Berikut ini wawancara Majalah MARKETING dengan Fredrik Härén seputar kreativitas dan branding.
Sejauh apa kreativitas bisa dilakukan?
Kesalahan yang sering dilakukan banyak orang adalah mereka berpikir bahwa kreativitas berarti membuat sesuatu yang sama sekali baru dan berbeda. Ya, jika Anda adalah seorang ilmuwan atau seniman. Tapi, jika Anda adalah seorang pengelola merek, kreativitas berarti melakukan apa yang tepat saat ini untuk menarik minat audiens.
Lihat, berapa banyak uang yang dikeluarkan secara sia-sia oleh banyak perusahaan untuk solusi internet selama 20 tahun terakhir. Hal itu terjadi karena mereka terlalu cepat.
Mereka memperkenalkan e-book 15 tahun yang lalu. Hasilnya tidak ada orang yang mau membeli saat itu. Mereka juga membuat website-website besar, tapi tidak ada seorang pun yang menggunakannya. Mereka sangat inovatif, tapi sayangnya terlalu cepat, yang berarti mereka salah saat itu.
Jadi, bagi saya, ketika hal tersebut berkaitan dengan branding, Anda tidak bisa berkreasi tanpa batas. Kalau Anda ingin melakukan hal tersebut, jadilah seorang seniman. Jika Anda berada di dunia bisnis, segalanya harus bisa dijual.
Banyak orang berpikir bahwa Apple adalah perusahaan yang sangat inovatif. Padahal, jika Anda melihat lebih dekat apa yang mereka lakukan, sebenarnya hanya perubahan kecil dari yang telah ada sebelumnya. Hanya saja, mereka meluncurkannya pada waktu yang tepat.
Mereka tidak membuat MP3 player. Mereka hanya memperbarui yang sudah ada. Namun, tidak terlalu baru hingga konsumen menjadi ragu membelinya. Itulah sebab kita tidak bisa terlalu cepat dalam mengkreasikan sesuatu.
Bagaimana Anda melihat Indonesia dalam hal kreativitas?
Saya merasa sangat positif mengenai hal tersebut. Filipina dan Indonesia sangat dipandang sebelah mata dalam hal kreativitas. Indonesia adalah negara yang besar. Itu artinya ada kesempatan besar di dalamnya. Kebanyakan orang kreatif yang saya temui selama ini adalah orang Indonesia.
Kalau begitu, mengapa Indonesia dipandang sebelah mata? Apa yang salah dengan merek-merek Indonesia?

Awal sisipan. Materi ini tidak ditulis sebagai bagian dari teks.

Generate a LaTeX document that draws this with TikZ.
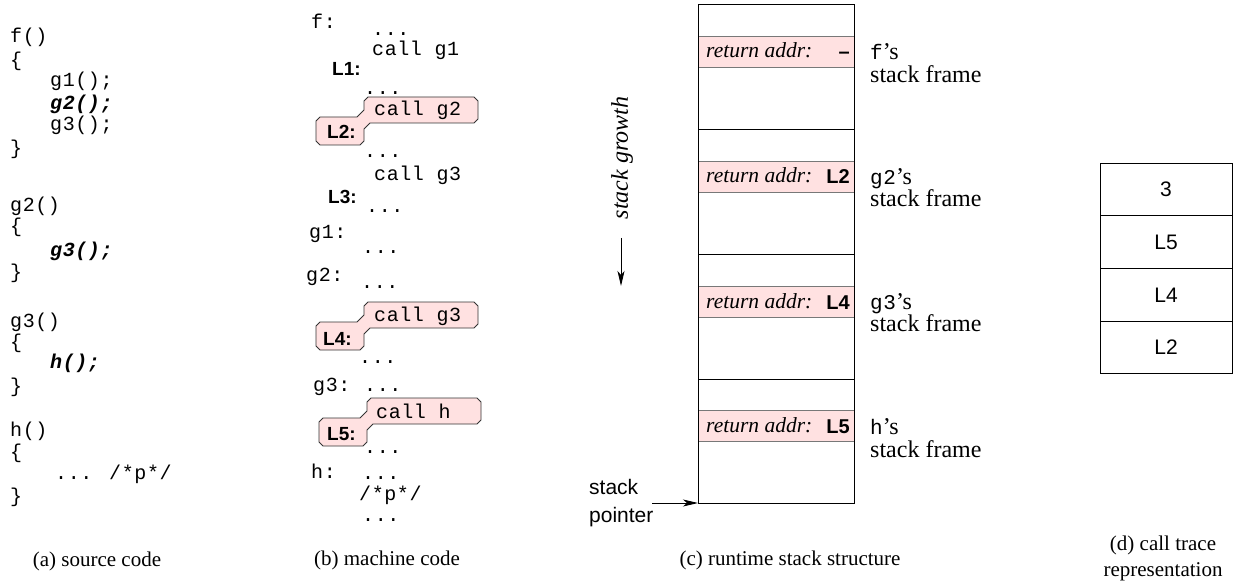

Merek tidak dinilai oleh Anda sendiri. Konsumenlah yang menilai. Jadi, ini sama sekali bukan kesalahan merek-merek Indonesia.
Akan lebih baik kita memiliki brand yang buruk, ketimbang produk yang buruk. Amerika memiliki merek yang baik, namun produk yang buruk. Kalian di Indonesia mempunyai produk yang baik, namun tidak terlalu baik dalam hal branding. Hal ini merupakan sesuatu yang baik.

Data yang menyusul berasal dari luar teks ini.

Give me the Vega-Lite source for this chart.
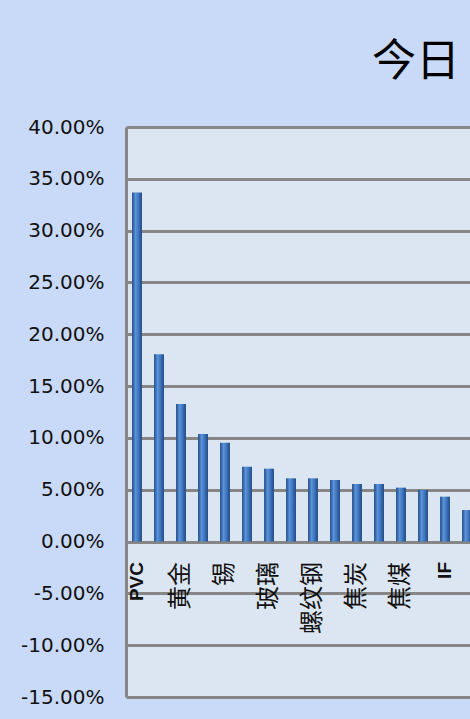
{
  "$schema": "https://vega.github.io/schema/vega-lite/v6.json",
  "width": 344,
  "height": 570,
  "autosize": {"type": "none"},
  "padding": {"left": 126, "top": 127, "right": 0, "bottom": 22},
  "background": "#c9daf9",
  "title": {
    "text": "今日",
    "anchor": "start",
    "frame": "group",
    "dx": 246,
    "offset": 32,
    "fontSize": 44,
    "font": "Noto Sans CJK SC",
    "fontWeight": "normal",
    "color": "#000000"
  },
  "data": {
    "values": [
      {"name": "PVC", "value": 0.3367},
      {"name": "橡胶", "value": 0.1807},
      {"name": "黄金", "value": 0.1327},
      {"name": "白银", "value": 0.1038},
      {"name": "锡", "value": 0.0954},
      {"name": "铜", "value": 0.0722},
      {"name": "玻璃", "value": 0.0703},
      {"name": "甲醇", "value": 0.0610},
      {"name": "螺纹钢", "value": 0.0610},
      {"name": "铁矿石", "value": 0.0594},
      {"name": "焦炭", "value": 0.0555},
      {"name": "豆粕", "value": 0.0555},
      {"name": "焦煤", "value": 0.0520},
      {"name": "棉花", "value": 0.0497},
      {"name": "IF", "value": 0.0433},
      {"name": "白糖", "value": 0.0304}
    ]
  },
  "mark": {
    "type": "bar",
    "clip": true,
    "color": {
      "gradient": "linear",
      "x1": 0, "x2": 1, "y1": 0, "y2": 0,
      "stops": [
        {"offset": 0, "color": "#1f4c88"},
        {"offset": 0.35, "color": "#5b93da"},
        {"offset": 0.7, "color": "#3a70b8"},
        {"offset": 1, "color": "#1d4780"}
      ]
    }
  },
  "encoding": {
    "x": {
      "field": "name",
      "type": "nominal",
      "sort": null,
      "scale": {"range": [0, 352], "paddingInner": 0.55, "paddingOuter": 0.275},
      "axis": {
        "title": null,
        "orient": "bottom",
        "values": ["PVC", "黄金", "锡", "玻璃", "螺纹钢", "焦炭", "焦煤", "IF"],
        "offset": -155.5,
        "domain": false,
        "ticks": false,
        "grid": false,
        "labelPadding": 20,
        "labelOverlap": false,
        "labelLimit": 0,
        "labelColor": "#111111",
        "labelAngle": 270,
        "labelAlign": "right",
        "labelBaseline": "middle",
        "labelFont": {"condition": {"test": "datum.value === 'PVC' || datum.value === 'IF'", "value": "Liberation Sans"}, "value": "Noto Sans CJK SC"},
        "labelFontSize": {"condition": {"test": "datum.value === 'PVC' || datum.value === 'IF'", "value": 19}, "value": 24},
        "labelFontWeight": {"condition": {"test": "datum.value === 'PVC' || datum.value === 'IF'", "value": "bold"}, "value": "normal"}
      }
    },
    "y": {
      "field": "value",
      "type": "quantitative",
      "scale": {"domain": [-0.15, 0.4], "nice": false, "zero": false},
      "axis": {
        "title": null,
        "values": [-0.15, -0.1, -0.05, 0, 0.05, 0.1, 0.15, 0.2, 0.25, 0.3, 0.35, 0.4],
        "format": ".2%",
        "labelExpr": "replace(datum.label, '−', '-')",
        "grid": true,
        "gridColor": "#868686",
        "gridWidth": 3,
        "domainColor": "#868686",
        "domainWidth": 3,
        "ticks": false,
        "labelPadding": 22,
        "labelFont": "DejaVu Sans",
        "labelFontSize": 20,
        "labelColor": "#111111",
        "labelOverlap": false
      }
    }
  },
  "config": {
    "view": {"fill": "#dce6f2", "stroke": null}
  }
}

Nanti, ketika orang-orang sadar produk Amerika tidak sebaik itu, mereka akan langsung meninggalkan merek tersebut. Karenanya, saya memilih berada di posisi kalian. Hal ini sungguh bukan kesalahan merek-merek Indonesia. Ini karena orang-orang di Barat mengabaikan Asia dan Indonesia.

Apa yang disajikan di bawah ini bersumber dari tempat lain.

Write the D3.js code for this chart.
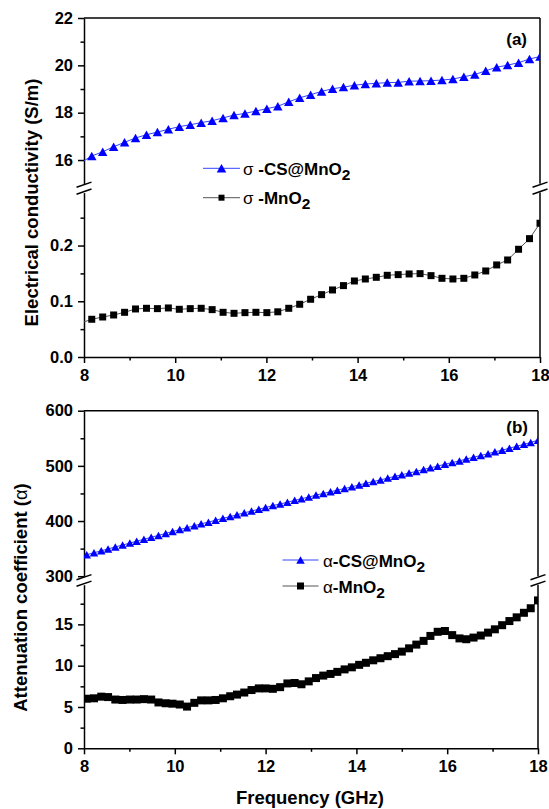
<!DOCTYPE html>
<html>
<head>
<meta charset="utf-8">
<script src="https://cdn.jsdelivr.net/npm/d3@7"></script>
<style>
  html, body { margin: 0; padding: 0; background: #fff; }
  svg { display: block; font-family: "Liberation Sans", Arial, Helvetica, sans-serif; }
</style>
</head>
<body>
<svg id="chart" width="549" height="809"></svg>
<script>
// ---------- Panel (a): electrical conductivity ----------
// first entry (8.00 GHz) only starts the line; symbols begin at the second
const freqA = [8.00, 8.17, 8.41, 8.65, 8.89, 9.13, 9.37, 9.61, 9.85, 10.09, 10.33,
  10.57, 10.81, 11.05, 11.29, 11.53, 11.77, 12.01, 12.25, 12.49, 12.73, 12.97,
  13.21, 13.45, 13.69, 13.93, 14.17, 14.41, 14.65, 14.89, 15.13, 15.37, 15.61,
  15.85, 16.09, 16.33, 16.57, 16.81, 17.05, 17.29, 17.53, 17.77, 18.00];
const sigmaCS = [15.97, 16.17, 16.35, 16.56, 16.75, 16.93, 17.07, 17.18, 17.30, 17.41, 17.49,
  17.58, 17.66, 17.78, 17.90, 17.97, 18.07, 18.17, 18.27, 18.46, 18.63, 18.76,
  18.90, 19.01, 19.08, 19.16, 19.21, 19.24, 19.27, 19.28, 19.33, 19.34, 19.35,
  19.38, 19.42, 19.52, 19.61, 19.77, 19.92, 20.01, 20.11, 20.27, 20.37];
const sigmaMn = [0.063, 0.0677, 0.0718, 0.0754, 0.0802, 0.0862, 0.0874, 0.0868, 0.0880, 0.0856, 0.0868,
  0.0874, 0.0850, 0.0802, 0.0784, 0.0796, 0.0802, 0.0796, 0.0811, 0.0874, 0.0946, 0.1036,
  0.1119, 0.1203, 0.1281, 0.1364, 0.1400, 0.1430, 0.1466, 0.1478, 0.1490, 0.1496, 0.1460,
  0.1412, 0.1400, 0.1412, 0.1472, 0.1544, 0.1652, 0.1741, 0.1933, 0.2124, 0.2400];

// ---------- Panel (b): attenuation coefficient ----------
const freqB = [8.06, 8.22, 8.38, 8.53, 8.69, 8.85, 9.01, 9.16, 9.32, 9.48, 9.64, 9.80,
  9.95, 10.11, 10.27, 10.43, 10.58, 10.74, 10.90, 11.06, 11.22, 11.37, 11.53, 11.69,
  11.85, 12.00, 12.16, 12.32, 12.48, 12.64, 12.79, 12.95, 13.11, 13.27, 13.43, 13.58,
  13.74, 13.90, 14.06, 14.21, 14.37, 14.53, 14.69, 14.85, 15.00, 15.16, 15.32, 15.48,
  15.63, 15.79, 15.95, 16.11, 16.27, 16.42, 16.58, 16.74, 16.90, 17.05, 17.21, 17.37,
  17.53, 17.69, 17.84, 18.00];
const alphaCS = [339, 342.5, 346, 349.5, 353, 356.5, 360, 363.5, 367, 370.5, 374, 377.5,
  381, 384.5, 388, 391.5, 395, 398, 401.5, 405, 408, 411.5, 415, 418,
  421.5, 424.5, 428, 431, 434, 437.5, 440.5, 443.5, 447, 450, 453, 456,
  459, 462, 465.5, 468.5, 471.5, 474.5, 478, 481, 484, 487, 490, 493.5,
  496.5, 499.5, 503, 506, 509, 512.5, 515.5, 519, 522, 525.5, 528.5, 532,
  535.5, 539, 542.5, 546.5];
const alphaMn = [6.0, 6.05, 6.25, 6.2, 5.9, 5.85, 5.9, 5.9, 5.95, 5.9, 5.55, 5.45,
  5.4, 5.3, 5.05, 5.5, 5.8, 5.8, 5.85, 6.05, 6.3, 6.5, 6.75, 7.05,
  7.25, 7.25, 7.2, 7.4, 7.85, 7.9, 7.75, 8.1, 8.5, 8.8, 9.0, 9.25,
  9.55, 9.8, 10.1, 10.35, 10.65, 10.9, 11.15, 11.4, 11.7, 12.1, 12.55, 13.0,
  13.6, 14.1, 14.2, 13.7, 13.3, 13.2, 13.4, 13.65, 14.0, 14.4, 14.9, 15.4,
  15.85, 16.4, 16.95, 17.9];

// ---------- axis ticks ----------
const freqTicks = [8, 10, 12, 14, 16, 18];
const freqMinor = [9, 11, 13, 15, 17];
const sigmaTopTicks = [16, 18, 20, 22];
const sigmaTopMinor = [17, 19, 21];
const sigmaBotTicks = [0, 0.1, 0.2];
const sigmaBotMinor = [0.05, 0.15, 0.25];
const alphaTopTicks = [300, 400, 500, 600];
const alphaTopMinor = [350, 450, 550];
const alphaBotTicks = [0, 5, 10, 15];
const alphaBotMinor = [2.5, 7.5, 12.5, 17.5];

const svg = d3.select("#chart");
const BLUE = "#0000ff";
const BLUE_LINE = "#3345ff";
const GREY_LINE = "#555555";
const AXIS_W = 1.5;

// triangle path centred on its bounding box
function triPath(w, h) {
  return `M0,${-h / 2}L${w / 2},${h / 2}L${-w / 2},${h / 2}Z`;
}
function sqPath(s) {
  return `M${-s / 2},${-s / 2}h${s}v${s}h${-s}Z`;
}

function styleAxis(g, fontSize) {
  g.selectAll(".domain").attr("stroke", "#000").attr("stroke-width", AXIS_W);
  g.selectAll(".tick line").attr("stroke", "#000").attr("stroke-width", AXIS_W);
  g.selectAll(".tick text")
    .attr("fill", "#000")
    .style("font-size", fontSize + "px")
    .style("font-weight", "bold")
    .style("font-family", '"Liberation Sans", Arial, sans-serif');
}

function drawPanel(p) {
  const g = svg.append("g");
  const x = d3.scaleLinear().domain([8, 18]).range([p.left, p.right]);
  const yT = d3.scaleLinear().domain(p.topDomain).range([p.topEnd, p.top]);
  const yB = d3.scaleLinear().domain(p.botDomain).range([p.bottom, p.botStart]);

  const clipId = "clip-" + p.id;
  svg.append("defs").append("clipPath").attr("id", clipId)
    .append("rect").attr("x", p.left).attr("y", p.top - 20)
    .attr("width", p.right - p.left).attr("height", p.bottom - p.top + 40);

  // left axis, upper segment
  const lt = g.append("g").attr("transform", `translate(${p.left},0)`)
    .call(d3.axisLeft(yT).tickValues(p.topTicks).tickSize(6).tickSizeOuter(0)
      .tickPadding(5).tickFormat(p.topFmt));
  styleAxis(lt, 16.5);
  const ltm = g.append("g").attr("transform", `translate(${p.left},0)`)
    .call(d3.axisLeft(yT).tickValues(p.topMinor).tickSize(3.5).tickFormat(""));
  ltm.select(".domain").remove();
  styleAxis(ltm, 16.5);

  // left axis, lower segment
  const lb = g.append("g").attr("transform", `translate(${p.left},0)`)
    .call(d3.axisLeft(yB).tickValues(p.botTicks).tickSize(6).tickSizeOuter(0)
      .tickPadding(5).tickFormat(p.botFmt));
  styleAxis(lb, 16.5);
  const lbm = g.append("g").attr("transform", `translate(${p.left},0)`)
    .call(d3.axisLeft(yB).tickValues(p.botMinor).tickSize(3.5).tickFormat(""));
  lbm.select(".domain").remove();
  styleAxis(lbm, 16.5);

  // bottom axis
  const bx = g.append("g").attr("transform", `translate(0,${p.bottom})`)
    .call(d3.axisBottom(x).tickValues(freqTicks).tickSize(6).tickSizeOuter(0)
      .tickPadding(6).tickFormat(d3.format("d")));
  styleAxis(bx, 16.5);
  const bxm = g.append("g").attr("transform", `translate(0,${p.bottom})`)
    .call(d3.axisBottom(x).tickValues(freqMinor).tickSize(3.5).tickFormat(""));
  bxm.select(".domain").remove();
  styleAxis(bxm, 16.5);

  // frame: top line and right side (split at the break)
  const frame = g.append("g").attr("stroke", "#000").attr("stroke-width", AXIS_W).attr("fill", "none");
  frame.append("line").attr("x1", p.left).attr("x2", p.right).attr("y1", p.top).attr("y2", p.top);
  frame.append("line").attr("x1", p.right).attr("x2", p.right).attr("y1", p.top).attr("y2", p.topEnd);
  frame.append("line").attr("x1", p.right).attr("x2", p.right).attr("y1", p.botStart).attr("y2", p.bottom);

  // break marks on both sides
  [p.left, p.right].forEach(xx => {
    [p.topEnd + 1, p.botStart - 1].forEach(yy => {
      frame.append("line")
        .attr("x1", xx - 7.5).attr("y1", yy + 2.6)
        .attr("x2", xx + 7.5).attr("y2", yy - 2.6);
    });
  });

  // data
  const plot = g.append("g").attr("clip-path", `url(#${clipId})`);

  const lineTop = d3.line().x(d => x(d[0])).y(d => yT(d[1]));
  const lineBot = d3.line().x(d => x(d[0])).y(d => yB(d[1]));
  const upper = p.freq.map((f, i) => [f, p.upper[i]]);
  const lower = p.freq.map((f, i) => [f, p.lower[i]]);

  plot.append("path").datum(upper).attr("d", lineTop)
    .attr("fill", "none").attr("stroke", BLUE_LINE).attr("stroke-width", 1);
  plot.append("path").datum(lower).attr("d", lineBot)
    .attr("fill", "none").attr("stroke", GREY_LINE).attr("stroke-width", 1);

  plot.selectAll(".tri").data(upper.slice(p.symbolStart)).join("path")
    .attr("class", "tri")
    .attr("transform", d => `translate(${x(d[0])},${yT(d[1])})`)
    .attr("d", triPath(p.triW, p.triH))
    .attr("fill", BLUE);
  plot.selectAll(".sq").data(lower.slice(p.symbolStart)).join("path")
    .attr("class", "sq")
    .attr("transform", d => `translate(${x(d[0])},${yB(d[1])})`)
    .attr("d", sqPath(p.sq))
    .attr("fill", "#000");

  // legend
  const lg = g.append("g");
  const entries = [
    { y: p.legY[0], base: p.legBase[0], line: BLUE_LINE, sym: triPath(p.triW, p.triH), fill: BLUE, name: "-CS@MnO" },
    { y: p.legY[1], base: p.legBase[1], line: GREY_LINE, sym: sqPath(p.sq - 1), fill: "#000", name: "-MnO" }
  ];
  entries.forEach(e => {
    lg.append("line").attr("x1", p.legX0).attr("x2", p.legX1).attr("y1", e.y).attr("y2", e.y)
      .attr("stroke", e.line).attr("stroke-width", 1);
    lg.append("path").attr("transform", `translate(${(p.legX0 + p.legX1) / 2},${e.y})`)
      .attr("d", e.sym).attr("fill", e.fill);
    const t = lg.append("text").attr("x", p.legText).attr("y", e.base)
      .style("font-size", "17px").style("font-weight", "bold").attr("fill", "#000");
    t.append("tspan").style("font-weight", "normal").text(p.symbol);
    t.append("tspan").text(p.sep + e.name);
    t.append("tspan").attr("dy", 5).style("font-size", "15.5px").text("2");
  });

  // panel tag
  g.append("text").attr("x", p.tagX).attr("y", p.tagY).attr("text-anchor", "end")
    .style("font-size", "17px").style("font-weight", "bold").text(p.tag);

  // y title
  const yt = g.append("text")
    .attr("transform", `translate(${p.yTitleX},${p.yTitleY}) rotate(-90)`)
    .attr("text-anchor", "middle")
    .style("font-size", "18.5px").style("font-weight", "bold");
  p.yTitle.forEach(part => {
    const s = yt.append("tspan").text(part.t);
    if (part.normal) s.style("font-weight", "normal");
  });
}

drawPanel({
  id: "a", left: 84, right: 540, top: 18, topEnd: 183.7, botStart: 192.6, bottom: 357,
  topDomain: [15, 22], botDomain: [0, 0.295],
  topTicks: sigmaTopTicks, topMinor: sigmaTopMinor, topFmt: d3.format("d"),
  botTicks: sigmaBotTicks, botMinor: sigmaBotMinor, botFmt: d3.format(".1f"),
  freq: freqA, upper: sigmaCS, lower: sigmaMn, symbolStart: 1,
  triW: 9.5, triH: 8.5, sq: 7,
  legX0: 203, legX1: 240, legText: 243, legY: [168.3, 197.7], legBase: [175, 204.3],
  symbol: "σ", sep: " ",
  tag: "(a)", tagX: 527, tagY: 45,
  yTitleX: 38, yTitleY: 202.5,
  yTitle: [{ t: "Electrical conductivity (S/m)" }]
});

drawPanel({
  id: "b", left: 84, right: 538, top: 410.7, topEnd: 576.2, botStart: 584.7, bottom: 748.3,
  topDomain: [300, 600], botDomain: [0, 19.8],
  topTicks: alphaTopTicks, topMinor: alphaTopMinor, topFmt: d3.format("d"),
  botTicks: alphaBotTicks, botMinor: alphaBotMinor, botFmt: d3.format("d"),
  freq: freqB, upper: alphaCS, lower: alphaMn, symbolStart: 0,
  triW: 8.5, triH: 7.5, sq: 8,
  legX0: 282.5, legX1: 318.5, legText: 323, legY: [560, 586], legBase: [566.5, 592.5],
  symbol: "α", sep: "",
  tag: "(b)", tagX: 528, tagY: 433,
  yTitleX: 27, yTitleY: 597.5,
  yTitle: [{ t: "Attenuation coefficient (" }, { t: "α", normal: true }, { t: ")" }]
});

// shared x title
svg.append("text").attr("x", 310).attr("y", 804).attr("text-anchor", "middle")
  .style("font-size", "18.5px").style("font-weight", "bold").text("Frequency (GHz)");
</script>
</body>
</html>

Apakah ini karena orang Indonesia cenderung pemalu sehingga brand Indonesia kurang kreatif dan akibatnya menjadi kurang dikenal?
Dibutuhkan rasa percaya diri agar bisa menjadi kreatif. Karena kreativitas adalah berani mengambil arah yang berbeda ketika semua orang bergerak ke satu arah yang sama.
Namun, perlu diingat bahwa orang-orang yang kreatif selalu penuh keraguan. Mereka meragukan diri sendiri. Coba lihat Leonardo Da Vinci. Dia membuat begitu banyak lukisan sebelum akhirnya merasa puas.
Orang-orang kreatif adalah orang-orang yang “confidently doubting”. Orang-orang kreatif sejati adalah orang-orang yang rendah hati. Siapa pemain bola terbaik di dunia saat ini? Lionel Messi. Sebelumnya? David Beckham. Apa kesamaan dari kedua orang tersebut? Rendah hati.
Kalau begitu, apa saran Anda untuk perusahaan-perusahaan di Indonesia?
Mereka harus menjadi perusahaan-perusahaan saja, bukan perusahaan Indonesia. Sebutlah diri Anda sebagai perusahaan kertas, bukan perusahaan kertas Indonesia. Jika Anda bisa melepaskan diri dari batasan-batasan tersebut, maka Anda akan bisa besar.
Misalnya saja Rovio. Mereka berasal dari Finlandia, pegawai mereka juga orang-orang Finlandia. Tapi, mereka tidak menyebut diri mereka sebagai perusahaan Finlandia. Mereka adalah entertainment company.